■ What the task asks
Filter this material down to the lines that hold "Generate", copying each one.

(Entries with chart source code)
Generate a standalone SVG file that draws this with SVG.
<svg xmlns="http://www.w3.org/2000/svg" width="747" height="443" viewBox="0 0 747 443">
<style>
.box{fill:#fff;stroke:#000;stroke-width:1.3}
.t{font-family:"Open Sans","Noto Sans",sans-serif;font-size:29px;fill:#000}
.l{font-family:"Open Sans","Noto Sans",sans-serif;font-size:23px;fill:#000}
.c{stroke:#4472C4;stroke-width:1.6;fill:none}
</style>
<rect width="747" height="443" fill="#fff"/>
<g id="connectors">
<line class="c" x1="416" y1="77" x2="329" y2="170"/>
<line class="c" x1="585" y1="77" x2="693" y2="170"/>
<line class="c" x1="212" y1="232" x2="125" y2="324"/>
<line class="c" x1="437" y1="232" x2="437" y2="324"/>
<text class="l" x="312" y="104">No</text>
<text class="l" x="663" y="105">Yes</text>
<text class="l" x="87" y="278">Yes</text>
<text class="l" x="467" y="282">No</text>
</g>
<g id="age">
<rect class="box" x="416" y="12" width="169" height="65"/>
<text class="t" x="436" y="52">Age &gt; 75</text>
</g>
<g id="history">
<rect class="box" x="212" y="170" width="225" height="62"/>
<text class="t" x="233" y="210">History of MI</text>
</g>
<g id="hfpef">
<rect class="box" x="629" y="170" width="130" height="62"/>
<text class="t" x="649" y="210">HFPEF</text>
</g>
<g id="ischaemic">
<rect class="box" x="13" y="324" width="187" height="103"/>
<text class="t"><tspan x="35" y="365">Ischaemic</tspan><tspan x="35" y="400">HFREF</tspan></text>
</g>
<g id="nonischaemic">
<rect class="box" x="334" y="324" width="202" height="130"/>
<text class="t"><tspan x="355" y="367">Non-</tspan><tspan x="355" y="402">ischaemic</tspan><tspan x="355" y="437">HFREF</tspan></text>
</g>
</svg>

---

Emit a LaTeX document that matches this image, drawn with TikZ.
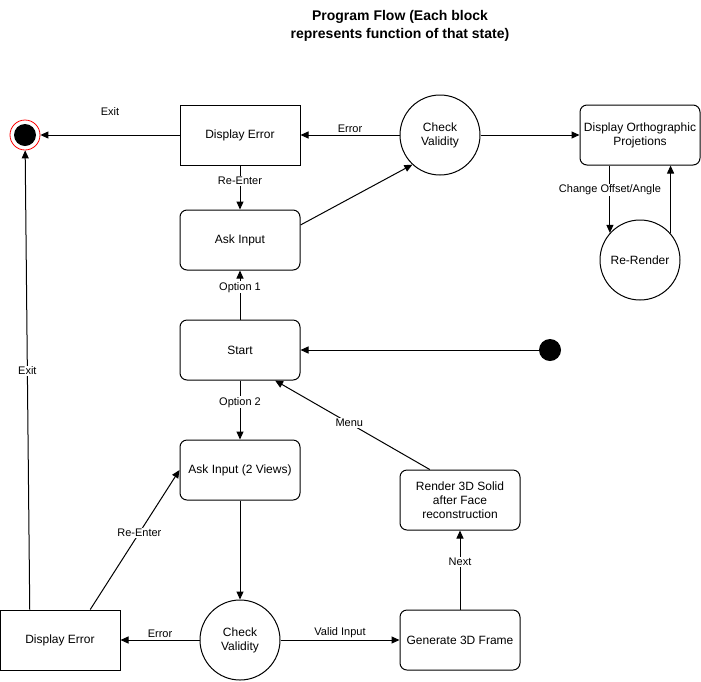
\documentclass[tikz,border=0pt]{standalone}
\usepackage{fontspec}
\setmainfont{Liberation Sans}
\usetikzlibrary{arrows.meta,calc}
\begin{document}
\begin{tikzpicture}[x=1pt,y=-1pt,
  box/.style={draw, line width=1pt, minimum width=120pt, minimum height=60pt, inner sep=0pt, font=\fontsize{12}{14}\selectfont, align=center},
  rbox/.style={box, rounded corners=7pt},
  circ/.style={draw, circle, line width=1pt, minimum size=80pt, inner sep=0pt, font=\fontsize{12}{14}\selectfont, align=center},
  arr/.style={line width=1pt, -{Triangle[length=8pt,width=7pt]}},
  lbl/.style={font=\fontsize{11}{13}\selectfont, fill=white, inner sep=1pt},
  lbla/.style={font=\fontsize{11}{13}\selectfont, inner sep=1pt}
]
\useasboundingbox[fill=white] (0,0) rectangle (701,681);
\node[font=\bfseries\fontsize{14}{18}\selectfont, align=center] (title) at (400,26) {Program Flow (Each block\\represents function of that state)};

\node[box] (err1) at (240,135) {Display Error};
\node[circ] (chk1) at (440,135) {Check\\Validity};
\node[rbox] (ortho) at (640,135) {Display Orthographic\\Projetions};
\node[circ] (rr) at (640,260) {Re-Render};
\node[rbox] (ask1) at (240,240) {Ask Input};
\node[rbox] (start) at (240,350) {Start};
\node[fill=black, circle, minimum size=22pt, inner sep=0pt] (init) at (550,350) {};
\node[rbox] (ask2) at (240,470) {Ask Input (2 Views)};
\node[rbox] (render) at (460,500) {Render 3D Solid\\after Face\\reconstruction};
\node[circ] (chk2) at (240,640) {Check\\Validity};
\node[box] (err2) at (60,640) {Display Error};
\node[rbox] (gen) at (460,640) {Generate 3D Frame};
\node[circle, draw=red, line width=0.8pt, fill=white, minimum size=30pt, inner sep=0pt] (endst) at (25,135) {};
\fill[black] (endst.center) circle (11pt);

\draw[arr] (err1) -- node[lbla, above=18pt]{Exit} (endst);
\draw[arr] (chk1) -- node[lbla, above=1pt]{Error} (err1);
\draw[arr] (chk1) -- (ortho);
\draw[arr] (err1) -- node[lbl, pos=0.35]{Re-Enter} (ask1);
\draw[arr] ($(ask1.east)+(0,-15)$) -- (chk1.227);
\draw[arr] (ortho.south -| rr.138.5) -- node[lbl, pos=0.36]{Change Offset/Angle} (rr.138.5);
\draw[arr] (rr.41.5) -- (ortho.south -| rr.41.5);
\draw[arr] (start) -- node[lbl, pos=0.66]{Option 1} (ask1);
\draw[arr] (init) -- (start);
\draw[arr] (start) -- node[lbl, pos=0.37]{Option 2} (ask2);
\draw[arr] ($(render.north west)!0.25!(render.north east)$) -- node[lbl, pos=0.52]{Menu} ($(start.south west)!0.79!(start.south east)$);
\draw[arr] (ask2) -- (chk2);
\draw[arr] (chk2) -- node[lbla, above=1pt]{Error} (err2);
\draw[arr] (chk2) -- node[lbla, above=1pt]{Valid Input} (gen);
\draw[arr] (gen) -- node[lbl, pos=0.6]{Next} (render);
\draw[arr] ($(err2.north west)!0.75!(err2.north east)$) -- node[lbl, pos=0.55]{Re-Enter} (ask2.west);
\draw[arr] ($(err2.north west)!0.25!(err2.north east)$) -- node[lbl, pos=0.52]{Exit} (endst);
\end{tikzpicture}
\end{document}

■ Result of the task
Generate a standalone SVG file that draws this with SVG.
\node[rbox] (gen) at (460,640) {Generate 3D Frame};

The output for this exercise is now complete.